Editorial: Real hunters don’t use silencers

Gun silencers, or suppressors, are the stuff of legend, wielded by hit men and by James Bond. For decades, buying a silencer for a firearm in the United States has been as difficult as buying a machine gun, requiring a background check that can take close to a year. There has been a renewed push by some groups to ease those restrictions. In Arizona, suppressors have been permitted for huntering since 2012. (AP Photo/Lisa Marie Pane)

Gun silencers, or suppressors, are the stuff of legend, wielded by hit men and by James Bond. For decades, buying a silencer for a firearm in the United States has been as difficult as buying a machine gun, requiring a background check that can take close to a year. There has been a renewed push by some groups to ease those restrictions. In Arizona, suppressors have been permitted for huntering since 2012. (AP Photo/Lisa Marie Pane)

(Editor's Note: See our Sept. 16 follow-up editorial on this topic that includes reader-submitted insights we overlooked in this original post, such as the benefits of suppressing sound to protect hearing.)

The Sportsmen’s Heritage and Recreational Enhancement (SHARE) Act has many common-sense proposals to ease restrictions on hunting on federal lands, including better access to shooting ranges and allowing for transportation of guns and bows across state lines.

But a couple of the proposals in the bill currently being considered by Congress make no sense.

One is allowing silencers while hunting. Another is allowing armor-piercing bullets.

Any hunter who needs to use a silencer to hunt should be ashamed, because it means that they are such a poor shot that they can’t risk alerting the animal they hunt by their many missed attempts. Instead of silencers, spend time practicing to kill with the first shot.

Allowing silencers is similar to “hunters” who put out bait for animals – something that is illegal in Arizona in any form. It provides an advantage.

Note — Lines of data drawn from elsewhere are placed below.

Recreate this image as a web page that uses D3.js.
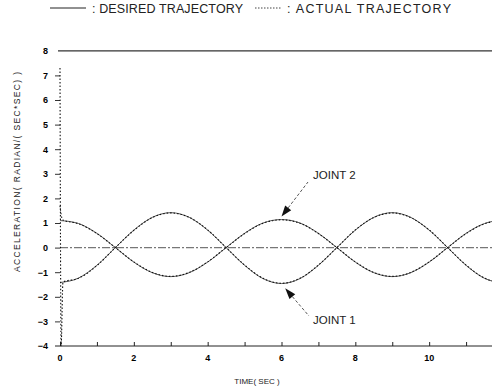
<!DOCTYPE html>
<html>
<head>
<meta charset="utf-8">
<script src="https://cdn.jsdelivr.net/npm/d3@7"></script>
<style>
  body { margin: 0; background: #fff; }
  svg { display: block; font-family: "Liberation Sans", Arial, sans-serif; }
</style>
</head>
<body>
<svg id="chart"></svg>
<script>
// desired trajectories, sampled every 0.5 s
const timeSec = [0, 0.5, 1, 1.5, 2, 2.5, 3, 3.5, 4, 4.5, 5, 5.5, 6, 6.5, 7, 7.5, 8, 8.5, 9, 9.5, 10, 10.5, 11, 11.5, 12];
const joint1Desired = [-1.42, -1.24, -0.72, 0.0, 0.71, 1.23, 1.42, 1.23, 0.71, 0.0, -0.72, -1.26, -1.46, -1.26, -0.72, 0.0, 0.71, 1.23, 1.42, 1.23, 0.71, 0.0, -0.72, -1.25, -1.44];
const joint2Desired = [1.10, 0.98, 0.58, 0.0, -0.59, -1.02, -1.18, -1.02, -0.59, 0.0, 0.58, 1.0, 1.14, 1.0, 0.58, 0.0, -0.59, -1.02, -1.18, -1.02, -0.59, 0.0, 0.58, 0.98, 1.12];

// actual trajectories (start-up spike, then following the desired ones)
const actualTime = [0, 0.03, 0.08, 0.5, 1, 1.5, 2, 2.5, 3, 3.5, 4, 4.5, 5, 5.5, 6, 6.5, 7, 7.5, 8, 8.5, 9, 9.5, 10, 10.5, 11, 11.5, 12];
const joint1Actual = [7.3, -4.0, -1.40, -1.25, -0.73, 0.0, 0.70, 1.22, 1.41, 1.23, 0.72, 0.0, -0.71, -1.25, -1.45, -1.25, -0.71, 0.0, 0.72, 1.22, 1.41, 1.22, 0.72, 0.0, -0.71, -1.24, -1.43];
const joint2Actual = [1.7, 1.35, 1.12, 0.97, 0.57, 0.0, -0.58, -1.01, -1.17, -1.01, -0.58, 0.0, 0.57, 0.99, 1.13, 0.99, 0.57, 0.0, -0.58, -1.01, -1.17, -1.01, -0.58, 0.0, 0.57, 0.97, 1.11];

const yTicks = [8, 7, 6, 5, 4, 3, 2, 1, 0, -1, -2, -3, -4];
const xTicks = [0, 1, 2, 3, 4, 5, 6, 7, 8, 9, 10, 11];
const xTickLabels = [0, 2, 4, 6, 8, 10];

const width = 492;
const height = 386;

const x = d3.scaleLinear().domain([0, 12]).range([60, 503]);
const y = d3.scaleLinear().domain([-4, 8]).range([346, 50.8]);

const svg = d3.select("#chart").attr("width", width).attr("height", height);

// legend
svg.append("line")
  .attr("x1", 50).attr("x2", 86).attr("y1", 8).attr("y2", 8)
  .attr("stroke", "#222").attr("stroke-width", 1);
svg.append("text")
  .attr("x", 92).attr("y", 12.5)
  .attr("font-size", 12.5).attr("fill", "#222")
  .attr("textLength", 151).attr("lengthAdjust", "spacing")
  .text(": DESIRED TRAJECTORY");
svg.append("line")
  .attr("x1", 255).attr("x2", 282).attr("y1", 8).attr("y2", 8)
  .attr("stroke", "#444").attr("stroke-width", 1).attr("stroke-dasharray", "1.5,1.5");
svg.append("text")
  .attr("x", 287).attr("y", 12.5)
  .attr("font-size", 12.5).attr("fill", "#222")
  .attr("textLength", 164).attr("lengthAdjust", "spacing")
  .text(": ACTUAL TRAJECTORY");

// top line at 8
svg.append("line")
  .attr("x1", 58).attr("x2", width)
  .attr("y1", y(8)).attr("y2", y(8))
  .attr("stroke", "#333").attr("stroke-width", 1.2);

// zero reference line
svg.append("line")
  .attr("x1", x(0)).attr("x2", width)
  .attr("y1", y(0)).attr("y2", y(0))
  .attr("stroke", "#777").attr("stroke-width", 1.3)
  .attr("stroke-dasharray", "8,2,2,2");

// bottom axis
const xAxis = svg.append("g")
  .attr("transform", `translate(0,${y(-4)})`)
  .call(d3.axisTop(x).tickValues(xTicks).tickSize(4).tickFormat(""));
xAxis.select(".domain").attr("d", `M55,0H${width}`).attr("stroke", "#222");
xAxis.selectAll(".tick line").attr("stroke", "#222");

svg.append("g").selectAll("text")
  .data(xTickLabels)
  .join("text")
  .attr("x", d => x(d))
  .attr("y", 361)
  .attr("text-anchor", "middle")
  .attr("font-size", 9).attr("font-weight", "bold").attr("fill", "#000")
  .text(d => d);

// left axis: ticks and labels only
const yAxis = svg.append("g")
  .attr("transform", `translate(${x(0)},0)`)
  .call(d3.axisLeft(y).tickValues(yTicks).tickSize(5).tickPadding(7));
yAxis.select(".domain").remove();
yAxis.selectAll(".tick line").attr("stroke", "#333");
yAxis.selectAll(".tick").filter(d => d === 8 || d === -4).select("line").remove();
yAxis.selectAll(".tick text")
  .attr("font-size", 9).attr("font-weight", "bold").attr("fill", "#000")
  .attr("font-family", "Liberation Sans, Arial, sans-serif");

// axis titles
svg.append("text")
  .attr("transform", "translate(20,172) rotate(-90)")
  .attr("text-anchor", "middle")
  .attr("font-size", 8.5).attr("fill", "#222")
  .attr("textLength", 200).attr("lengthAdjust", "spacing")
  .text("ACCELERATION( RADIAN/( SEC*SEC) )");
svg.append("text")
  .attr("x", 257).attr("y", 384)
  .attr("text-anchor", "middle")
  .attr("font-size", 8).attr("fill", "#222")
  .text("TIME( SEC )");

// curves
const desiredLine = d3.line()
  .x((d, i) => x(timeSec[i]))
  .y(d => y(d))
  .curve(d3.curveMonotoneX);
const actualLine = d3.line()
  .x((d, i) => x(actualTime[i]))
  .y(d => y(d))
  .curve(d3.curveMonotoneX);

const plot = svg.append("g");
[joint1Desired, joint2Desired].forEach(series => {
  plot.append("path")
    .datum(series)
    .attr("fill", "none")
    .attr("stroke", "#444")
    .attr("stroke-width", 0.9)
    .attr("d", desiredLine);
});
[joint1Actual, joint2Actual].forEach(series => {
  plot.append("path")
    .datum(series)
    .attr("fill", "none")
    .attr("stroke", "#111")
    .attr("stroke-width", 1.1)
    .attr("stroke-dasharray", "1.5,2")
    .attr("d", actualLine);
});

// annotations
function annotate(tipT, tipV, dy, fromX, fromY, label, textY) {
  const tx = x(tipT);
  const ty = y(tipV) + dy;
  const ang = Math.atan2(fromY - ty, fromX - tx);
  const len = 11, half = 3.8;
  const bx = tx + len * Math.cos(ang), by = ty + len * Math.sin(ang);
  svg.append("line")
    .attr("x1", bx).attr("y1", by).attr("x2", fromX).attr("y2", fromY)
    .attr("stroke", "#444").attr("stroke-width", 0.9)
    .attr("stroke-dasharray", "3,2");
  const px = -Math.sin(ang) * half, py = Math.cos(ang) * half;
  svg.append("path")
    .attr("d", `M${tx},${ty}L${bx + px},${by + py}L${bx - px},${by - py}Z`)
    .attr("fill", "#111");
  svg.append("text")
    .attr("x", 313).attr("y", textY)
    .attr("font-size", 11.5).attr("fill", "#222")
    .text(label);
}
annotate(6, 1.14, -3, 308, 182, "JOINT 2", 179);
annotate(6.1, -1.45, 5, 309, 316, "JOINT 1", 324);
</script>
</body>
</html>
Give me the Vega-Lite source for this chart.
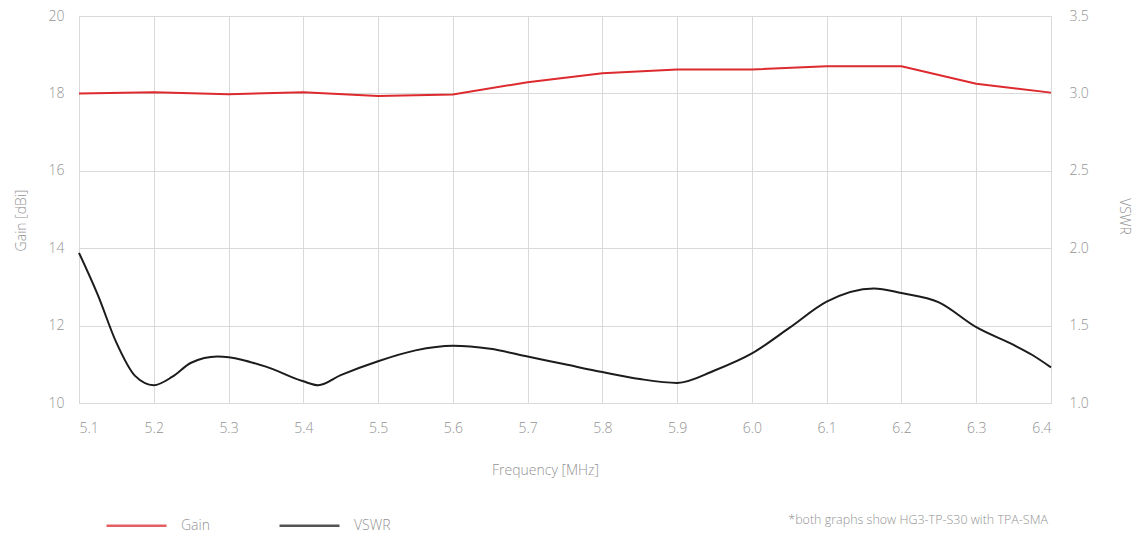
{
  "$schema": "https://vega.github.io/schema/vega-lite/v6.json",
  "width": 972,
  "height": 387,
  "autosize": {"type": "none"},
  "padding": {"left": 79, "top": 16, "right": 86, "bottom": 130},
  "background": "white",
  "config": {
    "font": "Open Sans",
    "view": {"stroke": "#d6d6d6", "strokeWidth": 1},
    "axis": {
      "labelFont": "Open Sans",
      "titleFont": "Open Sans",
      "labelColor": "#939393",
      "titleColor": "#939393",
      "labelFontSize": 14,
      "labelFontWeight": 300,
      "titleFontSize": 14,
      "titleFontWeight": 300,
      "domain": false,
      "ticks": false,
      "gridColor": "#d9d9d9",
      "gridWidth": 1
    }
  },
  "title": {
    "text": "*both graphs show HG3-TP-S30 with TPA-SMA",
    "orient": "bottom",
    "anchor": "end",
    "frame": "group",
    "fontSize": 12.5,
    "fontWeight": 300,
    "color": "#939393",
    "font": "Open Sans",
    "offset": 0,
    "dy": -19,
    "dx": -3
  },
  "datasets": {
    "gain": [
      {"freq": 5.1, "value": 18.0, "series": "Gain"},
      {"freq": 5.2, "value": 18.03, "series": "Gain"},
      {"freq": 5.3, "value": 17.98, "series": "Gain"},
      {"freq": 5.4, "value": 18.03, "series": "Gain"},
      {"freq": 5.5, "value": 17.93, "series": "Gain"},
      {"freq": 5.6, "value": 17.97, "series": "Gain"},
      {"freq": 5.7, "value": 18.29, "series": "Gain"},
      {"freq": 5.8, "value": 18.52, "series": "Gain"},
      {"freq": 5.9, "value": 18.62, "series": "Gain"},
      {"freq": 6.0, "value": 18.62, "series": "Gain"},
      {"freq": 6.1, "value": 18.7, "series": "Gain"},
      {"freq": 6.2, "value": 18.7, "series": "Gain"},
      {"freq": 6.3, "value": 18.25, "series": "Gain"},
      {"freq": 6.4, "value": 18.02, "series": "Gain"}
    ],
    "vswr": [
      {"freq": 5.1, "value": 1.97, "series": "VSWR"},
      {"freq": 5.125, "value": 1.7, "series": "VSWR"},
      {"freq": 5.15, "value": 1.39, "series": "VSWR"},
      {"freq": 5.175, "value": 1.175, "series": "VSWR"},
      {"freq": 5.2, "value": 1.115, "series": "VSWR"},
      {"freq": 5.225, "value": 1.17, "series": "VSWR"},
      {"freq": 5.25, "value": 1.26, "series": "VSWR"},
      {"freq": 5.285, "value": 1.3, "series": "VSWR"},
      {"freq": 5.35, "value": 1.235, "series": "VSWR"},
      {"freq": 5.4, "value": 1.14, "series": "VSWR"},
      {"freq": 5.42, "value": 1.115, "series": "VSWR"},
      {"freq": 5.45, "value": 1.18, "series": "VSWR"},
      {"freq": 5.5, "value": 1.27, "series": "VSWR"},
      {"freq": 5.55, "value": 1.34, "series": "VSWR"},
      {"freq": 5.6, "value": 1.37, "series": "VSWR"},
      {"freq": 5.65, "value": 1.35, "series": "VSWR"},
      {"freq": 5.7, "value": 1.3, "series": "VSWR"},
      {"freq": 5.75, "value": 1.25, "series": "VSWR"},
      {"freq": 5.8, "value": 1.2, "series": "VSWR"},
      {"freq": 5.85, "value": 1.155, "series": "VSWR"},
      {"freq": 5.9, "value": 1.13, "series": "VSWR"},
      {"freq": 5.95, "value": 1.21, "series": "VSWR"},
      {"freq": 6.0, "value": 1.32, "series": "VSWR"},
      {"freq": 6.05, "value": 1.485, "series": "VSWR"},
      {"freq": 6.1, "value": 1.655, "series": "VSWR"},
      {"freq": 6.163, "value": 1.74, "series": "VSWR"},
      {"freq": 6.2, "value": 1.71, "series": "VSWR"},
      {"freq": 6.25, "value": 1.65, "series": "VSWR"},
      {"freq": 6.3, "value": 1.49, "series": "VSWR"},
      {"freq": 6.35, "value": 1.375, "series": "VSWR"},
      {"freq": 6.375, "value": 1.31, "series": "VSWR"},
      {"freq": 6.4, "value": 1.23, "series": "VSWR"}
    ]
  },
  "encoding": {
    "x": {
      "field": "freq",
      "type": "quantitative",
      "scale": {"domain": [5.1, 6.4], "nice": false, "zero": false},
      "axis": {
        "values": [5.1, 5.2, 5.3, 5.4, 5.5, 5.6, 5.7, 5.8, 5.9, 6.0, 6.1, 6.2, 6.3, 6.4],
        "format": ".1f",
        "title": "Frequency [MHz]",
        "labelPadding": 18,
        "titlePadding": 28,
        "titleX": 466
      }
    },
    "color": {
      "field": "series",
      "type": "nominal",
      "scale": {"domain": ["Gain", "VSWR"], "range": ["#dc2a2e", "#1c1c1c"]},
      "legend": {
        "title": null,
        "orient": "none",
        "direction": "horizontal",
        "legendX": 26,
        "legendY": 478,
        "symbolType": "stroke",
        "symbolSize": 3600,
        "symbolStrokeWidth": 2.5,
        "symbolOpacity": 0.75,
        "labelFontSize": 14,
        "labelFontWeight": 300,
        "labelColor": "#939393",
        "labelFont": "Open Sans",
        "labelOffset": 13,
        "columnPadding": 64
      }
    }
  },
  "layer": [
    {
      "data": {"name": "gain"},
      "mark": {"type": "line", "strokeWidth": 2, "interpolate": "linear"},
      "encoding": {
        "y": {
          "field": "value",
          "type": "quantitative",
          "scale": {"domain": [10, 20], "nice": false, "zero": false},
          "axis": {
            "orient": "left",
            "values": [10, 12, 14, 16, 18, 20],
            "title": "Gain [dBi]",
            "labelPadding": 15,
            "titlePadding": 20,
            "titleY": 204
          }
        }
      }
    },
    {
      "data": {"name": "vswr"},
      "mark": {"type": "line", "strokeWidth": 2, "interpolate": "monotone"},
      "encoding": {
        "y": {
          "field": "value",
          "type": "quantitative",
          "scale": {"domain": [1, 3.5], "nice": false, "zero": false},
          "axis": {
            "orient": "right",
            "values": [1, 1.5, 2, 2.5, 3, 3.5],
            "format": ".1f",
            "grid": false,
            "title": "VSWR",
            "labelPadding": 18,
            "titlePadding": 28,
            "titleY": 200
          }
        }
      }
    }
  ],
  "resolve": {"scale": {"y": "independent"}}
}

And if you are interested in a trophy, what will an armor-piercing bullet do to your prey? Depending on where it hits, taxidermists will make a fortune having to rebuild the animal after that much destruction – or, like shooting with a full-metal jacket round, it may just go straight through.

Regardless, hunting is noble act, one that has been part of humanity from the start. It is how we fed ourselves and continue to feed ourselves. We take the life of the animal to provide subsistence to ourselves and our families.

We continue to support all common-sense hunting laws.

However, people who hunt only for trophies, allowing the meat to rot after they sat in a chair at some fenced-in farm and had “guides” bring them their kill practically on a leash don’t deserve to be called hunters.

And, with all due respect to guides, people who “hunt” entirely dependent on them — hiring people to scout for a great trophy, learning its patterns and location, and then leading them to the perfect spot where they’ve done all the work — don’t deserve the title either.

If you’re going to hunt, you do the hunting. You go out into the wilderness and track your kill. You learn the perfect spot to set up the shot, all the while taking great care to not spook the animal. And when you do kill it, you give thanks and utilize all the animal has to offer, letting as little as possible go to waste.

That is hunting, and there is no room for silencers or armor-piercing bullets in what real hunters do.

There is a lot in the SHARE Act that we support, but pushing through silencers and armor-piercing bullets where they are not needed only gives the gun rights lobby a bad name.

Those portions of the act should be removed.